*PROBLEM STATEMENT*: Count the lines below that include the word "this" and write that number alone.

[start DATA TO USE]

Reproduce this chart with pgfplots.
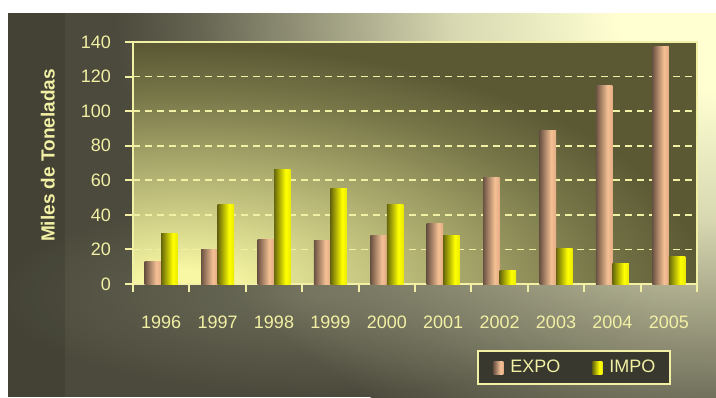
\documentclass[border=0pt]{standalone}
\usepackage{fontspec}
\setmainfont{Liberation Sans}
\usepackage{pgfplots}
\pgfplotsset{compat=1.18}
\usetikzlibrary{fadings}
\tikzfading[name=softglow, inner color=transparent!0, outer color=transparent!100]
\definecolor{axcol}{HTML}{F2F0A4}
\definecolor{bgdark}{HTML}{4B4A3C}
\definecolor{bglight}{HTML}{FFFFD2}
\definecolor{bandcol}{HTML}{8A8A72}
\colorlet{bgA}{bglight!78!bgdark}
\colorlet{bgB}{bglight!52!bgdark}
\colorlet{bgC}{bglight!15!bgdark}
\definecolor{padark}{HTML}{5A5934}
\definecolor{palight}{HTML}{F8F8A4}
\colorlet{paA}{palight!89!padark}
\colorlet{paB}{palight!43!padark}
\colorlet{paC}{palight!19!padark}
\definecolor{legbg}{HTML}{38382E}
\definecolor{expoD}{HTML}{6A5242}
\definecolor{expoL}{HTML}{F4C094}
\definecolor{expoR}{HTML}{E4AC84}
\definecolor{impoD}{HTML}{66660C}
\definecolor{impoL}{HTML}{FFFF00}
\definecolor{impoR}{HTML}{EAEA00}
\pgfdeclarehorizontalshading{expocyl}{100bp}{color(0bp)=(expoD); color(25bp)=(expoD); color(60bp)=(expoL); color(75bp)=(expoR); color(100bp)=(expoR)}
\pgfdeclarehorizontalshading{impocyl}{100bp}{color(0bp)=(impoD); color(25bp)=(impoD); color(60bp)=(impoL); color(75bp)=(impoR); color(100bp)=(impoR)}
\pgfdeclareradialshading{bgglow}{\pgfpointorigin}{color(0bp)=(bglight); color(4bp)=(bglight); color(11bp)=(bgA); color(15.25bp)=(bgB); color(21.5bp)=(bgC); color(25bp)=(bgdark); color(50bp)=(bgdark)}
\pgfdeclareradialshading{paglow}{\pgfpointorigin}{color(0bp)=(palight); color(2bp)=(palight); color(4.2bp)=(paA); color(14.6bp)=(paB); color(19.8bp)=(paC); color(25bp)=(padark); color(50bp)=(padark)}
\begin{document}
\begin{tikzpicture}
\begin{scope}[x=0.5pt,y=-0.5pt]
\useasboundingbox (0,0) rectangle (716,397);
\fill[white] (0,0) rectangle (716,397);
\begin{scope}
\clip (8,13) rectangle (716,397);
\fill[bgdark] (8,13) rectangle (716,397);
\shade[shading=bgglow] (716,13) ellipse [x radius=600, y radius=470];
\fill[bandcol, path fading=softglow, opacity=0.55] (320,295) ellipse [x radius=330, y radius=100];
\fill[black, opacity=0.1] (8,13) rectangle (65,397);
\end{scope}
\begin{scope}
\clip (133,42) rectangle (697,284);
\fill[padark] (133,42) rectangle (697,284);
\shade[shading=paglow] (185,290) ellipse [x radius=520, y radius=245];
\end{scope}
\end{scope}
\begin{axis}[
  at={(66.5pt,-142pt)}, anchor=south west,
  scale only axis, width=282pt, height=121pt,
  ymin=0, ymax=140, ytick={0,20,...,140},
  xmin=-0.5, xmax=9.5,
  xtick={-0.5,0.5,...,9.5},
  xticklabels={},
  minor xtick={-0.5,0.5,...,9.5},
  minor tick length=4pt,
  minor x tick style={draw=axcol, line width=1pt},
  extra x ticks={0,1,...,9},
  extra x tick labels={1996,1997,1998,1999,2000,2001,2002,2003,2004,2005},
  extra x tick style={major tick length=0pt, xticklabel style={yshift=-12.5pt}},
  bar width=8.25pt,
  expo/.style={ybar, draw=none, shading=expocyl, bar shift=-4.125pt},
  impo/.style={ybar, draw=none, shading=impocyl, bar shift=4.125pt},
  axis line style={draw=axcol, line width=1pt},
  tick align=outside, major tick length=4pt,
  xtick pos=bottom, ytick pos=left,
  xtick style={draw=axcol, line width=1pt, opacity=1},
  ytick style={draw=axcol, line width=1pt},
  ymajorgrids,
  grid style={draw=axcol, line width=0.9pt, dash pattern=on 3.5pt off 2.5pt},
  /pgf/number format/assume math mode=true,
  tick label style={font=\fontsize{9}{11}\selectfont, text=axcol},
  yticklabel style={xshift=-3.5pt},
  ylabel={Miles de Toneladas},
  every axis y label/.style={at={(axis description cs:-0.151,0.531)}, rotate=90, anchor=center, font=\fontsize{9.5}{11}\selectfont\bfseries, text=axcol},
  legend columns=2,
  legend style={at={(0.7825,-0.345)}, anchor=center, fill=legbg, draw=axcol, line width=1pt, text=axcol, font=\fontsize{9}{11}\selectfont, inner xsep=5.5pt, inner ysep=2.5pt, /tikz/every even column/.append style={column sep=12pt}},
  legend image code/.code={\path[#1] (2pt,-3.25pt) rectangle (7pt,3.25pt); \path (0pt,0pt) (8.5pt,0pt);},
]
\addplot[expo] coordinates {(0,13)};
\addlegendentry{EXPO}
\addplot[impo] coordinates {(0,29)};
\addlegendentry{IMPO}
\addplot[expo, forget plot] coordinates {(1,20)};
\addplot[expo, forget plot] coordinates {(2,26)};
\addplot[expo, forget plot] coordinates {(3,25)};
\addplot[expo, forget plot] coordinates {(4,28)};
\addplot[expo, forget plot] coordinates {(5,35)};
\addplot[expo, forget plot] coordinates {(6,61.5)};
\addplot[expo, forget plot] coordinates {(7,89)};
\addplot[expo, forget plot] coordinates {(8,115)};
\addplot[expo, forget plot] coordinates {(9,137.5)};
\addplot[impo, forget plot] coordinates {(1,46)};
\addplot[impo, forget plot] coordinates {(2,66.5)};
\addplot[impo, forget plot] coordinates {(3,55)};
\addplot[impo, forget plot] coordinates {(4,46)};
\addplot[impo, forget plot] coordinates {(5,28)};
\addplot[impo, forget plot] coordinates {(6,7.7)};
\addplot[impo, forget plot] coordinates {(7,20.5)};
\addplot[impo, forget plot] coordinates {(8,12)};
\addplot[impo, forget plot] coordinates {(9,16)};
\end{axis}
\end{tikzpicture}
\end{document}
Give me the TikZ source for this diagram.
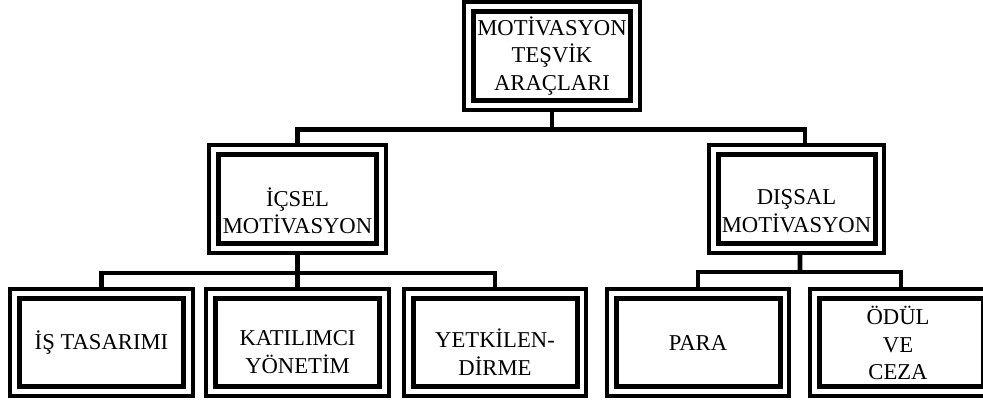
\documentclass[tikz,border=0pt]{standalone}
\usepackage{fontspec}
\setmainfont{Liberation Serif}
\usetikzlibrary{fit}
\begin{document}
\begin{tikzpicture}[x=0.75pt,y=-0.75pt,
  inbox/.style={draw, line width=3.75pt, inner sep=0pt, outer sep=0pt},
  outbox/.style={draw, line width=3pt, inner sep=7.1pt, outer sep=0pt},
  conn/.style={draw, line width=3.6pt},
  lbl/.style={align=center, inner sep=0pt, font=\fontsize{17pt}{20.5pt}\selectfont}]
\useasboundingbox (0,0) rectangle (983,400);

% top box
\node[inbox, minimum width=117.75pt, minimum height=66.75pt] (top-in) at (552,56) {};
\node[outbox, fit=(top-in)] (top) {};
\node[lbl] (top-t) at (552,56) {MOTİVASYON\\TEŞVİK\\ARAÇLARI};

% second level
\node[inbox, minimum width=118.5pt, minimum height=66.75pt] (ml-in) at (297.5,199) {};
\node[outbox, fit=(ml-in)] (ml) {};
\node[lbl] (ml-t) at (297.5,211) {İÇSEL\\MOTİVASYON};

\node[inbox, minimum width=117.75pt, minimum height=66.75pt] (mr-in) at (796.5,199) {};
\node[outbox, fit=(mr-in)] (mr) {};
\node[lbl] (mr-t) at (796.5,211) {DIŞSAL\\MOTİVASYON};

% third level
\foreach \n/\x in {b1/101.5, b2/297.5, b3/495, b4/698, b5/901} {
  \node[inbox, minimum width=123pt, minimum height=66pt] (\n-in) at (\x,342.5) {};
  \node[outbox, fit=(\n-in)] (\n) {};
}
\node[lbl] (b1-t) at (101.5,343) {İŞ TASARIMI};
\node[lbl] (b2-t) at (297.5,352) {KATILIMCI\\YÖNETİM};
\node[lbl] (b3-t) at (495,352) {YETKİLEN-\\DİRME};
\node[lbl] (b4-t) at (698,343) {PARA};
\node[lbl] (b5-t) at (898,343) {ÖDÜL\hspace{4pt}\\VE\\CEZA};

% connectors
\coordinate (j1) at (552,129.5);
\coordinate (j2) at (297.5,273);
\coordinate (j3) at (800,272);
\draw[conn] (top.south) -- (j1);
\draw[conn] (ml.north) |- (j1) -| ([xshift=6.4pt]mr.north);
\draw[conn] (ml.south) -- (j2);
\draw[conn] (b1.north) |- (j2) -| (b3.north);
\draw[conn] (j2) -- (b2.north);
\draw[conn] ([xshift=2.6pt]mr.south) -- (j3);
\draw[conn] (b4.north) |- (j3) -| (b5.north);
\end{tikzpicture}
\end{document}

[end DATA TO USE]

*EXPECTED ANSWER*: 2